Moreover, if a publication gets through this gauntlet but still turns out to be irreproducible or just has some mistakes, it can always be retracted. Scientific journals have long had a mechanism for the retraction or correction of their publications. Based on concern that insufficient attention was being paid to such notices (which might lead other scientists inadvertently to build upon irreproducible work), in 2010 researchers Ivan Oransky and Adam Marcus founded a website called RetractionWatch.com where one can find an up-to-date list of scientific papers that have been retracted. Publicizing retractions might also provide an additional incentive for researchers not to end up on such a public “wall of shame” (though it is important to note that retracted work is not necessarily indicative of fraud or other malfeasance). On their blog, Oransky and Marcus argue that Retraction Watch contributes in part to the “self-correcting” nature of science.

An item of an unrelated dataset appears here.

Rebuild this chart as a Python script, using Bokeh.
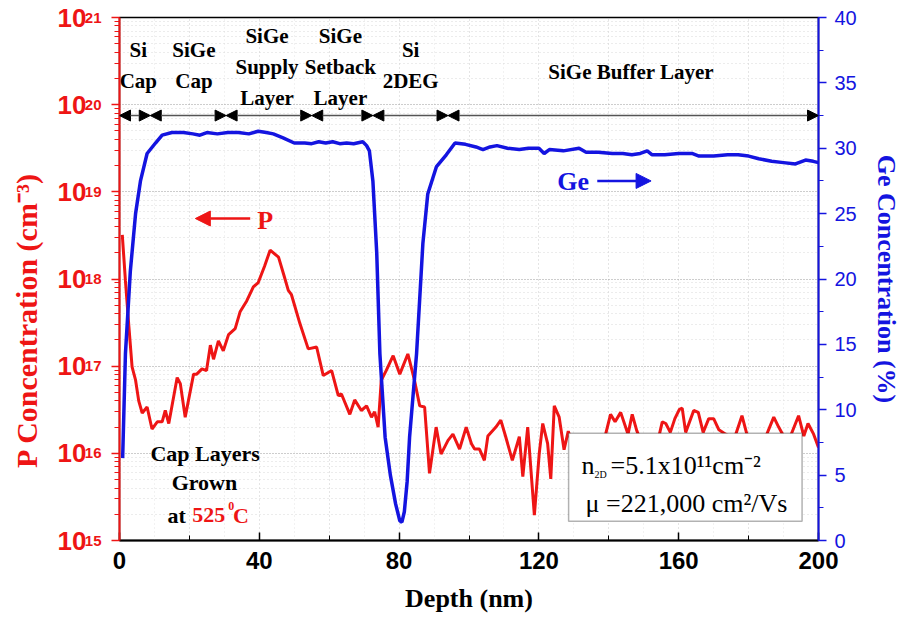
from bokeh.embed import file_html
from bokeh.models import (Arrow, BoxAnnotation, CustomJSTickFormatter, FixedTicker, Label,
                          LinearAxis, LinearScale, LogAxis, NormalHead, Range1d,
                          SingleIntervalTicker)
from bokeh.plotting import figure
from bokeh.resources import INLINE

# ---------------------------------------------------------------- data
# SIMS phosphorus profile: depth (nm) and concentration (cm^-3)
P_DEPTH = [
    0.8, 1.7, 2.7, 3.6, 4.6, 5.5, 6.5, 7.9, 9.3, 10.8,
    12.2, 13.1, 14.1, 16.5, 17.4, 18.8, 21.2, 22.1, 23.6, 24.9,
    26.0, 26.9, 28.3, 29.7, 31.2, 33.1, 34.5, 36.4, 38.3, 39.7,
    41.5, 43.1, 45.5, 47.0, 48.3, 49.2, 51.6, 54.0, 56.4, 58.3,
    60.7, 62.6, 63.5, 65.9, 67.3, 69.2, 70.7, 72.1, 73.0, 74.0,
    74.9, 76.3, 78.3, 80.2, 82.5, 84.4, 85.9, 87.3, 88.7, 90.6,
    92.0, 94.0, 95.4, 97.3, 99.2, 100.7, 101.6, 103.0, 104.4, 105.4,
    107.7, 109.1, 110.5, 112.4, 114.4, 115.4, 116.8, 118.7, 120.1, 121.1,
    122.5, 123.4, 124.4, 125.8, 127.2, 128.4, 130.0, 132.0, 134.0, 136.0,
    138.0, 139.1, 140.5, 141.8, 143.4, 145.5, 146.7, 148.0, 149.6, 151.5,
    153.5, 155.3, 156.3, 157.6, 158.9, 160.2, 161.0, 162.0, 164.3, 165.6,
    167.0, 168.6, 170.0, 171.5, 173.0, 174.5, 176.0, 178.1, 179.5, 181.0,
    183.0, 185.0, 187.2, 188.6, 190.0, 192.0, 194.3, 195.8, 197.0, 198.6, 200.0,
]
P_CONC = [
    3.2e18, 9.5e17, 2.8e17, 9.8e16, 6.9e16, 4.0e16, 2.9e16, 3.4e16, 1.9e16, 2.3e16,
    2.3e16, 3.1e16, 2.2e16, 7.4e16, 6.3e16, 2.6e16, 8.1e16, 8.1e16, 9.3e16, 8.9e16,
    1.74e17, 1.2e17, 1.95e17, 1.5e17, 2.3e17, 2.7e17, 4.2e17, 5.6e17, 8.1e17, 9.1e17,
    1.4e18, 2.14e18, 1.78e18, 1.12e18, 7.4e17, 6.6e17, 3.1e17, 1.58e17, 1.66e17, 7.8e16,
    8.9e16, 4.6e16, 4.8e16, 2.8e16, 4.1e16, 3.1e16, 3.5e16, 2.6e16, 3.0e16, 2.0e16,
    6.9e16, 8.9e16, 1.32e17, 8.1e16, 1.38e17, 6.9e16, 3.5e16, 3.4e16, 5.9e15, 2.0e16,
    9.8e15, 1.41e16, 1.66e16, 1.12e16, 2.0e16, 1.29e16, 1.12e16, 1.12e16, 8.3e15, 1.58e16,
    2.0e16, 2.4e16, 1.55e16, 8.3e15, 1.55e16, 5.4e15, 2.0e16, 1.95e15, 1.0e16, 2.2e16,
    1.29e16, 5.1e15, 3.5e16, 2.6e16, 1.1e16, 1.8e16, 1.12e16, 1.58e16, 8.9e15, 1.41e16,
    1.26e16, 1.66e16, 2.8e16, 2.3e16, 2.95e16, 1.66e16, 2.8e16, 1.82e16, 1.26e16, 1.41e16,
    1.12e16, 2.3e16, 2.2e16, 1.74e16, 2.5e16, 3.2e16, 3.3e16, 1.74e16, 3.1e16, 2.95e16,
    1.74e16, 2.5e16, 2.5e16, 1.86e16, 1.7e16, 1.58e16, 1.51e16, 2.7e16, 1.66e16, 1.41e16,
    1.26e16, 1.58e16, 2.6e16, 2.0e16, 1.58e16, 1.58e16, 2.7e16, 1.58e16, 2.2e16, 1.66e16, 1.17e16,
]

# Ge fraction profile: depth (nm) and Ge content (%)
GE_DEPTH = [
    0.9, 1.7, 3.1, 4.6, 6.0, 7.9, 10.3, 12.2, 15.0, 18.3,
    21.0, 23.0, 25.0, 28.0, 31.0, 34.0, 37.0, 39.7, 42.0, 44.0,
    46.8, 50.0, 53.0, 55.0, 57.0, 59.0, 61.0, 63.0, 65.0, 67.0,
    69.6, 70.7, 71.5, 72.5, 73.6, 74.5, 76.0, 77.5, 79.0, 80.2,
    80.8, 81.5, 82.3, 83.0, 85.0, 86.8, 88.2, 90.7, 93.5, 96.0,
    99.0, 102.0, 104.0, 106.0, 108.0, 111.0, 114.4, 117.0, 120.0, 121.5,
    123.0, 127.0, 131.5, 133.5, 137.0, 141.0, 144.0, 146.6, 149.0, 151.0,
    152.4, 156.0, 160.0, 163.8, 165.8, 170.0, 174.0, 177.0, 180.0, 182.9,
    186.6, 190.0, 193.4, 196.3, 198.5, 200.0,
]
GE_PCT = [
    6.3, 14.3, 20.6, 25.0, 27.5, 29.6, 30.4, 31.0, 31.2, 31.2,
    31.1, 31.0, 31.2, 31.1, 31.2, 31.2, 31.1, 31.3, 31.2, 31.1,
    30.8, 30.4, 30.4, 30.35, 30.5, 30.4, 30.5, 30.35, 30.4, 30.35,
    30.5, 30.2, 29.8, 27.5, 22.0, 14.3, 7.9, 5.0, 2.8, 1.5,
    1.4, 2.2, 4.5, 7.9, 14.3, 22.7, 26.5, 28.6, 29.5, 30.4,
    30.3, 30.1, 29.9, 30.1, 30.2, 30.0, 29.9, 30.0, 30.0, 29.6,
    29.9, 29.8, 30.0, 29.7, 29.7, 29.6, 29.6, 29.5, 29.6, 29.8,
    29.5, 29.5, 29.6, 29.6, 29.4, 29.4, 29.5, 29.5, 29.4, 29.2,
    29.0, 28.9, 28.8, 29.1, 29.0, 28.9,
]

# layer stack: boundaries (nm) and labels centred over each layer
LAYER_BOUNDS = [0.0, 8.8, 30.5, 55.0, 72.5, 94.0, 200.0]
LAYER_LABEL_X = [5.4, 21.3, 42.2, 63.2, 83.3, 146.4]
LAYER_LABELS = [
    ["Si", "Cap"],
    ["SiGe", "Cap"],
    ["SiGe", "Supply", "Layer"],
    ["SiGe", "Setback", "Layer"],
    ["Si", "2DEG"],
    ["SiGe Buffer Layer"],
]
LAYER_ARROW_Y = 7.5e19

P_DECADES = [15, 16, 17, 18, 19, 20, 21]
GE_RANGE = (0, 40)

RED = "#ee1515"
BLUE = "#1414e0"
SERIF = "Liberation Serif"
SANS = "Liberation Sans"
NBSP = "\u00a0"

# ---------------------------------------------------------------- figure
p = figure(
    width=903, height=620,
    y_axis_type="log",
    x_range=Range1d(0, 200), y_range=Range1d(10.0 ** P_DECADES[0], 10.0 ** P_DECADES[-1]),
    output_backend="svg", toolbar_location=None,
    min_border_left=119, min_border_right=83, min_border_top=17, min_border_bottom=80,
    background_fill_color="white", border_fill_color="white",
)
p.extra_y_ranges = {"ge": Range1d(*GE_RANGE)}
p.extra_y_scales = {"ge": LinearScale()}
p.outline_line_color = "black"
p.outline_line_width = 1.5

# left (log) axis: ticks and exponents; the "10" mantissas sit on a second axis outside it
major = [10.0 ** k for k in P_DECADES]
minor = [m * 10.0 ** k for k in P_DECADES[:-1] for m in range(2, 10)]
log_ticker = FixedTicker(ticks=major, minor_ticks=minor)
left = p.yaxis[0]
left.ticker = log_ticker
left.formatter = CustomJSTickFormatter(code="return Math.round(Math.log10(tick)).toString()")
left.axis_line_color = RED
left.axis_line_width = 2
left.major_tick_line_color = RED
left.minor_tick_line_color = RED
left.major_tick_line_width = 1.5
left.major_tick_out = 8
left.major_tick_in = 0
left.minor_tick_out = 5
left.minor_tick_in = 0
left.major_label_standoff = 10
left.major_label_text_font = SANS
left.major_label_text_font_style = "bold"
left.major_label_text_font_size = "15px"
left.major_label_text_color = RED
left.major_label_text_baseline = "bottom"

mantissa = LogAxis(ticker=log_ticker,
                   formatter=CustomJSTickFormatter(code="return '10'"))
mantissa.axis_line_color = None
mantissa.major_tick_line_color = None
mantissa.minor_tick_line_color = None
mantissa.major_tick_out = 0
mantissa.minor_tick_out = 0
mantissa.major_label_standoff = -5
mantissa.major_label_text_font = SANS
mantissa.major_label_text_font_style = "bold"
mantissa.major_label_text_font_size = "26px"
mantissa.major_label_text_color = RED
# trailing no-break spaces lower the title along the axis
mantissa.axis_label = "P Concentration (cm\u207b\u00b3)" + NBSP * 11
mantissa.axis_label_standoff = 12
mantissa.axis_label_text_font = SERIF
mantissa.axis_label_text_font_style = "bold"
mantissa.axis_label_text_font_size = "30px"
mantissa.axis_label_text_color = RED
p.add_layout(mantissa, "left")

p.ygrid.ticker = log_ticker
p.ygrid.grid_line_color = "#9a9a9a"
p.ygrid.grid_line_dash = "1 2"
p.ygrid.minor_grid_line_color = "#d8d8d8"
p.ygrid.minor_grid_line_dash = "1 3"

# bottom axis
x_ticker = SingleIntervalTicker(interval=40, num_minor_ticks=2)
bottom = p.xaxis[0]
bottom.ticker = x_ticker
bottom.axis_line_color = "black"
bottom.axis_line_width = 2
bottom.major_tick_in = 8
bottom.major_tick_out = 0
bottom.minor_tick_in = 5
bottom.minor_tick_out = 0
bottom.major_tick_line_width = 1.5
bottom.major_label_standoff = 11
bottom.major_label_text_font = SANS
bottom.major_label_text_font_style = "bold"
bottom.major_label_text_font_size = "24px"
bottom.major_label_text_color = "black"
bottom.axis_label = "Depth (nm)"
bottom.axis_label_standoff = 12
bottom.axis_label_text_font = SERIF
bottom.axis_label_text_font_style = "bold"
bottom.axis_label_text_font_size = "26px"
bottom.axis_label_text_color = "black"
p.xgrid.ticker = SingleIntervalTicker(interval=20, num_minor_ticks=2)
p.xgrid.grid_line_color = "#d8d8d8"
p.xgrid.grid_line_dash = "1 3"
p.xgrid.minor_grid_line_color = "#e4e4e4"
p.xgrid.minor_grid_line_dash = "1 3"

# right axis for Ge content
ge_axis = LinearAxis(y_range_name="ge", ticker=SingleIntervalTicker(interval=5, num_minor_ticks=2))
ge_axis.axis_line_color = BLUE
ge_axis.axis_line_width = 2
ge_axis.major_tick_line_color = BLUE
ge_axis.minor_tick_line_color = BLUE
ge_axis.major_tick_line_width = 1.5
ge_axis.major_tick_out = 8
ge_axis.major_tick_in = 0
ge_axis.minor_tick_out = 5
ge_axis.minor_tick_in = 0
ge_axis.major_label_standoff = 8
ge_axis.major_label_text_font = SANS
ge_axis.major_label_text_font_size = "20px"
ge_axis.major_label_text_color = BLUE
ge_axis.axis_label = "Ge Concentration (%)"
ge_axis.axis_label_standoff = 12
ge_axis.axis_label_text_font = SERIF
ge_axis.axis_label_text_font_style = "bold"
ge_axis.axis_label_text_font_size = "26px"
ge_axis.axis_label_text_color = BLUE
p.add_layout(ge_axis, "right")

# ---------------------------------------------------------------- profiles
p.line(P_DEPTH, P_CONC, line_color=RED, line_width=3)
p.line(GE_DEPTH, GE_PCT, line_color=BLUE, line_width=3.5, y_range_name="ge")


def label(x, y, text, size, color="black", font=SERIF, style="bold", align="center",
          baseline="middle", dx=0, dy=0, y_range_name="default"):
    p.add_layout(Label(x=x, y=y, text=text, x_offset=dx, y_offset=dy,
                       y_range_name=y_range_name,
                       text_font=font, text_font_style=style, text_font_size=f"{size}px",
                       text_color=color, text_align=align, text_baseline=baseline))


# layer stack arrows and names
for x0, x1 in zip(LAYER_BOUNDS[:-1], LAYER_BOUNDS[1:]):
    p.add_layout(Arrow(x_start=x0, y_start=LAYER_ARROW_Y, x_end=x1, y_end=LAYER_ARROW_Y,
                       line_color="#555555", line_width=1.5,
                       start=NormalHead(size=11, fill_color="black", line_color="black"),
                       end=NormalHead(size=11, fill_color="black", line_color="black")))
for lx, lines in zip(LAYER_LABEL_X, LAYER_LABELS):
    top = {1: 44, 2: 66, 3: 80}[len(lines)]
    for i, t in enumerate(lines):
        label(lx, LAYER_ARROW_Y, t, 21, "black", dy=top - 31 * i)

# series markers
p.add_layout(Arrow(x_start=37.4, y_start=4.94e18, x_end=21.7, y_end=4.94e18,
                   line_color=RED, line_width=2.5,
                   end=NormalHead(size=15, fill_color=RED, line_color=RED)))
label(41.7, 4.69e18, "P", 26, RED)
p.add_layout(Arrow(x_start=136.7, y_start=27.5, x_end=152.1, y_end=27.5, y_range_name="ge",
                   line_color=BLUE, line_width=2.5,
                   end=NormalHead(size=15, fill_color=BLUE, line_color=BLUE)))
label(129.8, 27.45, "Ge", 26, BLUE, y_range_name="ge")

# growth note
label(24.5, 9.96e15, "Cap Layers", 22, "black")
label(24.3, 4.63e15, "Grown", 22, "black")
label(13.7, 1.94e15, "at", 22, "black", align="left")
label(20.8, 1.94e15, "525", 22, RED, align="left")
label(31.1, 1.94e15, "0", 12, RED, align="left", dy=9)
label(32.5, 1.94e15, "C", 22, RED, align="left")

# Hall data box
BOX_L, BOX_R, BOX_B, BOX_T = 128.5, 195.3, 1.66e15, 1.70e16
p.add_layout(BoxAnnotation(left=BOX_L, right=BOX_R, bottom=BOX_B, top=BOX_T,
                           fill_color="white", fill_alpha=1.0,
                           line_color="black", line_width=1.5))
box_text = [
    ("n", 26, 13, -32),
    ("2D", 10, 26, -41),
    ("=5.1x10\u00b9\u00b9cm\u207b\u00b2", 26, 42, -32),
    ("\u03bc =221,000 cm\u00b2/Vs", 26, 17, -70),
]
for t, size, dx, dy in box_text:
    label(BOX_L, BOX_T, t, size, "black", style="normal", align="left",
          baseline="alphabetic", dx=dx, dy=dy)

open("out.html", "w").write(file_html(p, INLINE))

In other words, if left to themselves, scientists have always done a good job of creating an environment in which evidence matters -- and of punishing those who cheat on this principle by all but excommunicating them from the profession. While science may not necessarily be self-correcting, it likely comes as close as possible to the fact-based, rigorous testing of our beliefs against reality that could be invented by the human mind. In a world of cognitive bias, spin, ideology and just plain bullshit, science is one of the few instances where we catch humanity at its best.
What is most special about science is not that it is perfect -- or that it is practiced by perfect individuals -- but that it is based on a set of values that seeks to keep us honest even in the face of wishful thinking, self-interest and a perverse set of motives that are sometimes exacerbated by the environment in which scientific research is practiced. Even if we delude ourselves or outright cheat, the community of scientists can correct us, guided by an expectation of openness to new ideas, coupled with rigorous skepticism and testing, that will in the long run ferret out even the most stubborn mistakes and misconceptions.
Science is extraordinary enough that we can defend it despite the challenges of its practice, based on the communitywide acceptance of its creed. No idea should be excluded merely based on where it came from, but neither can it be accepted until there is sufficient evidence in its favor and a rigorous attempt has been made to show that it is the best explanation for the phenomena in question. If it is, then it can be accepted as warranted … until some future evidence may come along to overthrow it, leading to an even better-warranted hypothesis.
Despite its drawbacks, this is the best way we can attempt to know a world in which there will always be some uncertainty.
This is the scientific attitude.
Lee McIntyre is a research fellow at the Center for Philosophy and History of Science at Boston University. He is the author of The Scientific Attitude: Defending Science From Denial, Fraud and Pseudoscience and Post-Truth, both published by MIT Press.